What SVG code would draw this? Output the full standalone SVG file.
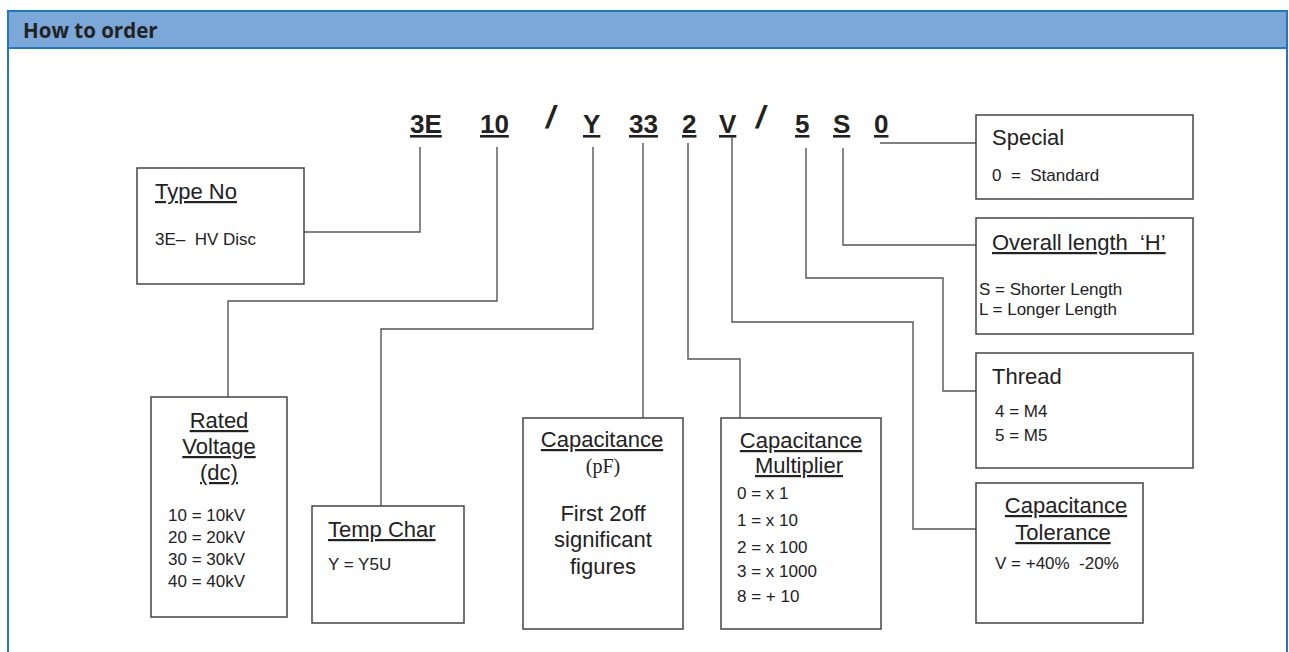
<svg xmlns="http://www.w3.org/2000/svg" width="1289" height="652" viewBox="0 0 1289 652">
<style>
.frame{fill:none;stroke:#1f78c1;stroke-width:2}
.box{fill:#fff;stroke:#444;stroke-width:1.5}
.con{fill:none;stroke:#555;stroke-width:1.4}
text{font-family:"Liberation Sans",Arial,sans-serif;fill:#222;white-space:pre}
.code{font-size:26px;font-weight:bold;text-decoration:underline}
.slash{font-size:32px;font-weight:bold;font-style:italic}
.hd{font-size:22px}
.u{text-decoration:underline}
.bd{font-size:17px}
.c{text-anchor:middle}
</style>
<rect x="0" y="0" width="1289" height="652" fill="#fff"/>
<g id="header">
<rect x="8" y="11" width="1279" height="37" fill="#7ba7d9"/>
<line x1="7" y1="11" x2="1288" y2="11" class="frame"/>
<line x1="7" y1="48" x2="1288" y2="48" class="frame"/>
<line x1="8" y1="10" x2="8" y2="652" class="frame"/>
<line x1="1287" y1="10" x2="1287" y2="652" class="frame"/>
<text x="23" y="38" style="font-family:'Open Sans','Noto Sans',sans-serif;font-size:20.5px;font-weight:bold;fill:#222">How to order</text>
</g>
<g id="code">
<text class="code" x="410" y="133">3E</text>
<text class="code" x="480" y="133">10</text>
<text class="slash" x="546" y="128">/</text>
<text class="code" x="583" y="133">Y</text>
<text class="code" x="629" y="133">33</text>
<text class="code" x="682" y="133">2</text>
<text class="code" x="719" y="133">V</text>
<text class="slash" x="756" y="128">/</text>
<text class="code" x="795" y="133">5</text>
<text class="code" x="833" y="133">S</text>
<text class="code" x="874" y="133">0</text>
</g>
<g id="connectors">
<path class="con" d="M420,147 V232 H304"/>
<path class="con" d="M497,147 V301 H228 V397"/>
<path class="con" d="M593,147 V329 H381 V506"/>
<path class="con" d="M643,143 V418"/>
<path class="con" d="M688,143 V359 H740 V418"/>
<path class="con" d="M732,137 V322 H913 V529 H976"/>
<path class="con" d="M806,148 V278 H943 V391 H976"/>
<path class="con" d="M843,148 V245 H976"/>
<path class="con" d="M880,143 H976"/>
</g>
<g id="type-no">
<rect class="box" x="137" y="168" width="167" height="116"/>
<text class="hd u" x="155" y="199">Type No</text>
<text class="bd" x="155" y="245">3E–  HV Disc</text>
</g>
<g id="rated-voltage">
<rect class="box" x="151" y="397" width="136" height="220"/>
<text class="hd u c" x="219" y="428">Rated</text>
<text class="hd u c" x="219" y="454">Voltage</text>
<text class="hd u c" x="219" y="480">(dc)</text>
<text class="bd" x="168" y="521">10 = 10kV</text>
<text class="bd" x="168" y="543">20 = 20kV</text>
<text class="bd" x="168" y="565">30 = 30kV</text>
<text class="bd" x="168" y="587">40 = 40kV</text>
</g>
<g id="temp-char">
<rect class="box" x="312" y="506" width="152" height="117"/>
<text class="hd u" x="328" y="537">Temp Char</text>
<text class="bd" x="328" y="570">Y = Y5U</text>
</g>
<g id="capacitance">
<rect class="box" x="523" y="418" width="160" height="211"/>
<text class="hd u c" x="602" y="447">Capacitance</text>
<text class="c" x="603" y="473" style="font-family:'Liberation Serif','Times New Roman',serif;font-size:20px">(pF)</text>
<text class="hd c" x="603" y="521">First 2off</text>
<text class="hd c" x="603" y="547">significant</text>
<text class="hd c" x="603" y="574">figures</text>
</g>
<g id="multiplier">
<rect class="box" x="721" y="418" width="160" height="211"/>
<text class="hd u c" x="801" y="448">Capacitance</text>
<text class="hd u c" x="799" y="473">Multiplier</text>
<text class="bd" x="737" y="499">0 = x 1</text>
<text class="bd" x="737" y="526">1 = x 10</text>
<text class="bd" x="737" y="553">2 = x 100</text>
<text class="bd" x="737" y="577">3 = x 1000</text>
<text class="bd" x="737" y="602">8 = + 10</text>
</g>
<g id="special">
<rect class="box" x="976" y="115" width="217" height="84"/>
<text class="hd" x="992" y="145">Special</text>
<text class="bd" x="992" y="181">0  =  Standard</text>
</g>
<g id="overall-length">
<rect class="box" x="976" y="218" width="217" height="116"/>
<text class="hd u" x="992" y="250">Overall length  ‘H’</text>
<text class="bd" x="979" y="295">S = Shorter Length</text>
<text class="bd" x="979" y="315">L = Longer Length</text>
</g>
<g id="thread">
<rect class="box" x="976" y="353" width="217" height="115"/>
<text class="hd" x="992" y="384">Thread</text>
<text class="bd" x="995" y="417">4 = M4</text>
<text class="bd" x="995" y="441">5 = M5</text>
</g>
<g id="tolerance">
<rect class="box" x="976" y="483" width="167" height="140"/>
<text class="hd u c" x="1066" y="513">Capacitance</text>
<text class="hd u c" x="1063" y="540">Tolerance</text>
<text class="bd" x="995" y="569">V = +40%  -20%</text>
</g>
</svg>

= PROBLEM STATEMENT =
Write out the whole listing again, exactly, with no pictures.

= SOLUTION TO THIS PROBLEM =
What SVG code would draw this? Output the full standalone SVG file.
<svg xmlns="http://www.w3.org/2000/svg" width="1289" height="652" viewBox="0 0 1289 652">
<style>
.frame{fill:none;stroke:#1f78c1;stroke-width:2}
.box{fill:#fff;stroke:#444;stroke-width:1.5}
.con{fill:none;stroke:#555;stroke-width:1.4}
text{font-family:"Liberation Sans",Arial,sans-serif;fill:#222;white-space:pre}
.code{font-size:26px;font-weight:bold;text-decoration:underline}
.slash{font-size:32px;font-weight:bold;font-style:italic}
.hd{font-size:22px}
.u{text-decoration:underline}
.bd{font-size:17px}
.c{text-anchor:middle}
</style>
<rect x="0" y="0" width="1289" height="652" fill="#fff"/>
<g id="header">
<rect x="8" y="11" width="1279" height="37" fill="#7ba7d9"/>
<line x1="7" y1="11" x2="1288" y2="11" class="frame"/>
<line x1="7" y1="48" x2="1288" y2="48" class="frame"/>
<line x1="8" y1="10" x2="8" y2="652" class="frame"/>
<line x1="1287" y1="10" x2="1287" y2="652" class="frame"/>
<text x="23" y="38" style="font-family:'Open Sans','Noto Sans',sans-serif;font-size:20.5px;font-weight:bold;fill:#222">How to order</text>
</g>
<g id="code">
<text class="code" x="410" y="133">3E</text>
<text class="code" x="480" y="133">10</text>
<text class="slash" x="546" y="128">/</text>
<text class="code" x="583" y="133">Y</text>
<text class="code" x="629" y="133">33</text>
<text class="code" x="682" y="133">2</text>
<text class="code" x="719" y="133">V</text>
<text class="slash" x="756" y="128">/</text>
<text class="code" x="795" y="133">5</text>
<text class="code" x="833" y="133">S</text>
<text class="code" x="874" y="133">0</text>
</g>
<g id="connectors">
<path class="con" d="M420,147 V232 H304"/>
<path class="con" d="M497,147 V301 H228 V397"/>
<path class="con" d="M593,147 V329 H381 V506"/>
<path class="con" d="M643,143 V418"/>
<path class="con" d="M688,143 V359 H740 V418"/>
<path class="con" d="M732,137 V322 H913 V529 H976"/>
<path class="con" d="M806,148 V278 H943 V391 H976"/>
<path class="con" d="M843,148 V245 H976"/>
<path class="con" d="M880,143 H976"/>
</g>
<g id="type-no">
<rect class="box" x="137" y="168" width="167" height="116"/>
<text class="hd u" x="155" y="199">Type No</text>
<text class="bd" x="155" y="245">3E–  HV Disc</text>
</g>
<g id="rated-voltage">
<rect class="box" x="151" y="397" width="136" height="220"/>
<text class="hd u c" x="219" y="428">Rated</text>
<text class="hd u c" x="219" y="454">Voltage</text>
<text class="hd u c" x="219" y="480">(dc)</text>
<text class="bd" x="168" y="521">10 = 10kV</text>
<text class="bd" x="168" y="543">20 = 20kV</text>
<text class="bd" x="168" y="565">30 = 30kV</text>
<text class="bd" x="168" y="587">40 = 40kV</text>
</g>
<g id="temp-char">
<rect class="box" x="312" y="506" width="152" height="117"/>
<text class="hd u" x="328" y="537">Temp Char</text>
<text class="bd" x="328" y="570">Y = Y5U</text>
</g>
<g id="capacitance">
<rect class="box" x="523" y="418" width="160" height="211"/>
<text class="hd u c" x="602" y="447">Capacitance</text>
<text class="c" x="603" y="473" style="font-family:'Liberation Serif','Times New Roman',serif;font-size:20px">(pF)</text>
<text class="hd c" x="603" y="521">First 2off</text>
<text class="hd c" x="603" y="547">significant</text>
<text class="hd c" x="603" y="574">figures</text>
</g>
<g id="multiplier">
<rect class="box" x="721" y="418" width="160" height="211"/>
<text class="hd u c" x="801" y="448">Capacitance</text>
<text class="hd u c" x="799" y="473">Multiplier</text>
<text class="bd" x="737" y="499">0 = x 1</text>
<text class="bd" x="737" y="526">1 = x 10</text>
<text class="bd" x="737" y="553">2 = x 100</text>
<text class="bd" x="737" y="577">3 = x 1000</text>
<text class="bd" x="737" y="602">8 = + 10</text>
</g>
<g id="special">
<rect class="box" x="976" y="115" width="217" height="84"/>
<text class="hd" x="992" y="145">Special</text>
<text class="bd" x="992" y="181">0  =  Standard</text>
</g>
<g id="overall-length">
<rect class="box" x="976" y="218" width="217" height="116"/>
<text class="hd u" x="992" y="250">Overall length  ‘H’</text>
<text class="bd" x="979" y="295">S = Shorter Length</text>
<text class="bd" x="979" y="315">L = Longer Length</text>
</g>
<g id="thread">
<rect class="box" x="976" y="353" width="217" height="115"/>
<text class="hd" x="992" y="384">Thread</text>
<text class="bd" x="995" y="417">4 = M4</text>
<text class="bd" x="995" y="441">5 = M5</text>
</g>
<g id="tolerance">
<rect class="box" x="976" y="483" width="167" height="140"/>
<text class="hd u c" x="1066" y="513">Capacitance</text>
<text class="hd u c" x="1063" y="540">Tolerance</text>
<text class="bd" x="995" y="569">V = +40%  -20%</text>
</g>
</svg>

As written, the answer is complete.